Era este el cuarto disco de Albert Pla, y en él se reveló como un excelente fabulador. Un extraordinario contador de historias, nadando a la contra del ambiente generalizado en aquella España de los grandes fastos, olímpicos, culturales y expositivos: estas nueve canciones son el reverso amargo, turbio y cabroncete de aquel triunfalismo hispano, forjado en cartón piedra.
«Nueve canciones que son como el reverso amargo de la España triunfalista de los fastos del 92».
La voz de Albert Pla podía resultar irritante, molesta, disruptiva por lo que tuvo siempre de poco ortodoxa. Pero deslumbró precisamente por eso, entre muchas otras cosas. Por su habilidad para erigirse en un artista diferente. En un talento inclasificable. En una voz propia e indomable. En alguien sin pelos en la lengua y con el talento suficiente como para hacer de la irreverencia una herramienta al servicio del arte, y no del chascarrillo fácil.
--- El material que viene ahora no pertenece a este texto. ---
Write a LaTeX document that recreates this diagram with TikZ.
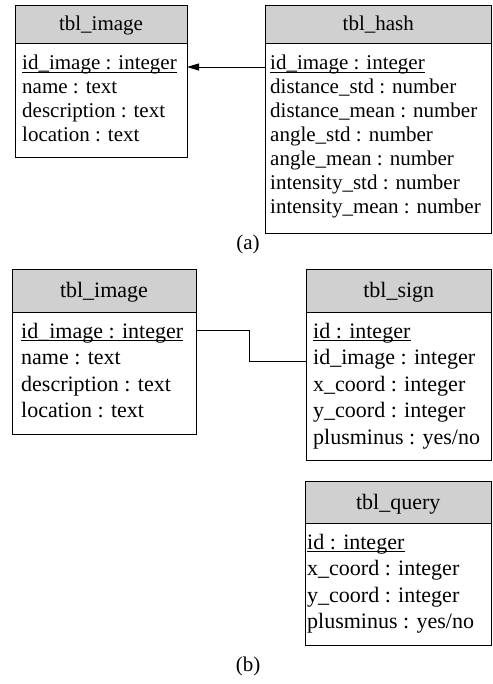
\documentclass[tikz,border=0pt]{standalone}
\usepackage{fontspec}
\setmainfont{LiberationSerif}[Extension=.ttf, UprightFont=*-Regular]
\usetikzlibrary{arrows.meta}
\definecolor{hdrgray}{RGB}{208,208,208}
\tikzset{
  x=1pt, y=-1pt,
  box/.style={draw, line width=0.8pt, inner sep=0pt, outer sep=0pt},
  hdr/.style={box, fill=hdrgray},
  body/.style={box},
  rowa/.style={anchor=base west, inner sep=0pt, font=\rmfamily\fontsize{21}{24}\selectfont},
  rowb/.style={anchor=base west, inner sep=0pt, font=\rmfamily\fontsize{22}{26}\selectfont},
  titlea/.style={anchor=base, inner sep=0pt, font=\rmfamily\fontsize{21}{24}\selectfont},
  titleb/.style={anchor=base, inner sep=0pt, font=\rmfamily\fontsize{22}{26}\selectfont},
  caption/.style={anchor=base, inner sep=0pt, font=\rmfamily\fontsize{21}{24}\selectfont},
  ul/.style={line width=0.8pt},
  conn/.style={line width=0.8pt},
  arrowconn/.style={conn, -{Triangle[length=12pt, width=7pt]}},
}
\begin{document}
\begin{tikzpicture}
\useasboundingbox (0,0) rectangle (492,684);

% ---------------- panel (a) ----------------
\node[hdr, minimum width=172pt, minimum height=38pt] (ia-h) at (101,24) {};
\node[body, minimum width=172pt, minimum height=114pt] (ia-b) at (101,100) {};
\node[titlea] (ia-t) at (101,31) {tbl\_image};
\node[rowa] (ia-r1) at (22,70) {id\_image : integer};
\node[rowa] (ia-r2) at (22,94) {name : text};
\node[rowa] (ia-r3) at (22,118) {description : text};
\node[rowa] (ia-r4) at (22,142) {location : text};
\draw[ul] ([yshift=-2.6pt]ia-r1.base west) -- ([yshift=-2.6pt]ia-r1.base east);

\node[hdr, minimum width=226.5pt, minimum height=38pt] (ha-h) at (378.25,24) {};
\node[body, minimum width=226.5pt, minimum height=190pt] (ha-b) at (378.25,138) {};
\node[titlea] (ha-t) at (378.25,31) {tbl\_hash};
\node[rowa] (ha-r1) at (270,70) {id\_image : integer};
\node[rowa] (ha-r2) at (270,94) {distance\_std : number};
\node[rowa] (ha-r3) at (270,118) {distance\_mean : number};
\node[rowa] (ha-r4) at (270,142) {angle\_std : number};
\node[rowa] (ha-r5) at (270,166) {angle\_mean : number};
\node[rowa] (ha-r6) at (270,190) {intensity\_std : number};
\node[rowa] (ha-r7) at (270,214) {intensity\_mean : number};
\draw[ul] ([yshift=-2.6pt]ha-r1.base west) -- ([yshift=-2.6pt]ha-r1.base east);

\coordinate (aY) at (0,67);
\draw[arrowconn] (ha-b.west |- aY) -- (ia-b.east |- aY);

\node[caption] (capa) at (248,250) {(a)};

% ---------------- panel (b) ----------------
\node[hdr, minimum width=184pt, minimum height=43pt] (ib-h) at (104,290.5) {};
\node[body, minimum width=184pt, minimum height=122pt] (ib-b) at (104,373) {};
\node[titleb] (ib-t) at (104,297) {tbl\_image};
\node[rowb] (ib-r1) at (21,338) {id\_image : integer};
\node[rowb] (ib-r2) at (21,364.5) {name : text};
\node[rowb] (ib-r3) at (21,391) {description : text};
\node[rowb] (ib-r4) at (21,417.5) {location : text};
\draw[ul] ([yshift=-2.7pt]ib-r1.base west) -- ([yshift=-2.7pt]ib-r1.base east);

\node[hdr, minimum width=185.5pt, minimum height=43pt] (sg-h) at (398.75,290.5) {};
\node[body, minimum width=185.5pt, minimum height=148pt] (sg-b) at (398.75,386) {};
\node[titleb] (sg-t) at (398.75,297) {tbl\_sign};
\node[rowb] (sg-r1) at (313,338) {id : integer};
\node[rowb] (sg-r2) at (313,364.5) {id\_image : integer};
\node[rowb] (sg-r3) at (313,391) {x\_coord : integer};
\node[rowb] (sg-r4) at (313,417.5) {y\_coord : integer};
\node[rowb] (sg-r5) at (313,444) {plusminus : yes/no};
\draw[ul] ([yshift=-2.7pt]sg-r1.base west) -- ([yshift=-2.7pt]sg-r1.base east);

\node[hdr, minimum width=186.5pt, minimum height=42pt] (qy-h) at (398.25,502) {};
\node[body, minimum width=186.5pt, minimum height=122pt] (qy-b) at (398.25,584) {};
\node[titleb] (qy-t) at (398.25,509) {tbl\_query};
\node[rowb] (qy-r1) at (307,549) {id : integer};
\node[rowb] (qy-r2) at (307,575.5) {x\_coord : integer};
\node[rowb] (qy-r3) at (307,602) {y\_coord : integer};
\node[rowb] (qy-r4) at (307,628.5) {plusminus : yes/no};
\draw[ul] ([yshift=-2.7pt]qy-r1.base west) -- ([yshift=-2.7pt]qy-r1.base east);

\coordinate (bY1) at (0,330);
\coordinate (bY2) at (0,361);
\coordinate (bX) at (249,0);
\draw[conn] (ib-b.east |- bY1) -| (bX |- bY2) -- (sg-b.west |- bY2);

\node[caption] (capb) at (248,671) {(b)};
\end{tikzpicture}
\end{document}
Las mejores cualidades de su música están aquí bien presentes, no apropiándose de la rumba para plegarse a ella sino sirviéndose de ella para decir lo que nos quiere decir, supeditándola a su mensaje y a su filosofía creativa. Están aquí el Albert Pla más ácido y cruel («Joaquín El Necio»), el más ácrata («Carta al Rey Melchor»), el más saleroso («Salsa Pa’l Nene»), el más guasón («La dama de la guadaña»), el más tierno («Nuestro jardín») y el más inquietante («Enterrador de cementerios»).
Una obra maestra, en resumen, que no ha hecho más que revalorizarse con el paso del tiempo.